Gaspar opts for mayoral bid


Mayor Kristin Gaspar recently picked up candidacy papers for the mayor’s race this November.

Gaspar announced months ago she was running for either the open council or mayor seat. She said she recently chose the latter after asking her family and some in the community which to pursue.

“Mayor was the near-unanimous answer,” Gaspar said.

Gaspar said her campaign will focus on funding core services like public safety and roads.

“As we move forward, it’s going to be critically important we have someone to align the citizens’ priorities with how we’re spending precious taxpayer dollars,” she said.

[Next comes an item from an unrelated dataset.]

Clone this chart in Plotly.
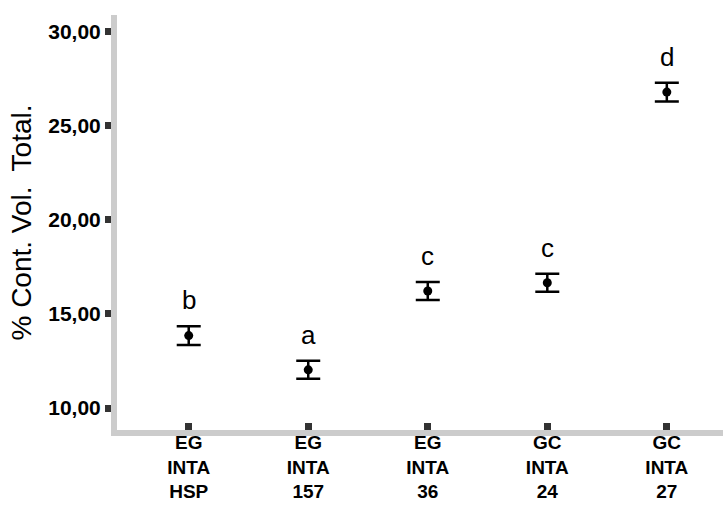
import plotly.graph_objects as go

categories = ["EG<br>INTA<br>HSP", "EG<br>INTA<br>157", "EG<br>INTA<br>36", "GC<br>INTA<br>24", "GC<br>INTA<br>27"]
means = [13.85, 12.03, 16.22, 16.66, 26.80]
errors = [0.50, 0.48, 0.48, 0.48, 0.50]
letters = ["b", "a", "c", "c", "d"]
ytick_vals = [10, 15, 20, 25, 30]
ytick_text = ["10,00", "15,00", "20,00", "25,00", "30,00"]

x_idx = list(range(len(categories)))

fig = go.Figure()
fig.add_trace(go.Scatter(
    x=x_idx, y=means, mode="markers",
    marker=dict(color="black", size=9, symbol="circle"),
    error_y=dict(type="data", array=errors, visible=True, color="black",
                 thickness=2.5, width=12),
    showlegend=False,
))

for xi, m, e, lab in zip(x_idx, means, errors, letters):
    fig.add_annotation(x=xi, y=m + e, text=lab, showarrow=False,
                       yanchor="bottom", yshift=9,
                       font=dict(family="Liberation Sans, Arial", size=26, color="black"))

fig.update_layout(
    width=723, height=514,
    margin=dict(l=117, r=0, t=15, b=84),
    plot_bgcolor="white", paper_bgcolor="white",
    font=dict(family="Liberation Sans, Arial", color="black"),
)
fig.update_xaxes(
    range=[-0.6, 4.47], tickmode="array", tickvals=x_idx,
    ticktext=["<b>" + c + "</b>" for c in categories],
    tickfont=dict(size=19, family="Liberation Sans, Arial"),
    showgrid=False, zeroline=False,
    showline=True, linecolor="#cccccc", linewidth=6,
    ticks="inside", ticklen=7, tickwidth=7, tickcolor="#333333",
    ticklabelstandoff=-10,
)
fig.update_yaxes(
    range=[8.83, 30.9], tickmode="array", tickvals=ytick_vals, ticktext=["<b>" + t + "</b>" for t in ytick_text],
    tickfont=dict(size=21, family="Liberation Sans, Arial"),
    showgrid=False, zeroline=False,
    showline=True, linecolor="#cccccc", linewidth=6,
    ticks="outside", ticklen=6, tickwidth=7, tickcolor="#333333",
    title=dict(text="% Cont. Vol.  Total.", font=dict(size=28), standoff=10),
)

fig.write_html("out.html")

Gaspar has criticized the council’s decision to buy the $10 million Pacific View property, arguing it’s a case of putting wants before needs.

Deputy Mayor Tony Kranz, who also picked up papers for the mayor position July 15, has defended the purchase, saying it’s a legacy property. This past week, he said the city is still funding all essential services despite the added debt from Pacific View.

Last week, Alex Fidel, 22, became the first candidate to qualify for the mayoral election by turning in his paperwork and obtaining enough signatures.

His platform centers on slashing spending, including on law enforcement personnel who enforce “the war on drugs,” according to a press release.

The release stated he’d also like to reform pensions and ban genetically modified agriculture seeds.

Mike Bawany, an engineer who has lived in Encinitas for 28 years and plans to retire soon, said he’s running to give back to the city.

Resident Al Rodbell pulled papers, but said he is taking time to consider whether he’s going to enter the race.

Gaspar was elected to the council in 2010, becoming mayor in June. Last November, the council agreed to split the one-year mayor term between Gaspar and Councilwoman Teresa Barth.

However, a council majority will no longer select the mayor each year. Because of Proposition K passing last November, this upcoming election will be the first time Encinitas voters directly elect the two-year position.

The filing period for the mayor’s race started July 14, and paperwork must be turned in by Aug. 8.

As of July 28, Catherine Blakespear and Julie Graboi are the only residents who have pulled papers for the open council seat.

Blakespear has advocated loosening agriculture restrictions and examining ways to rein in construction costs. Graboi has said she’s in favor of slow-growth and doing more to combat the state’s “density bonus” development law.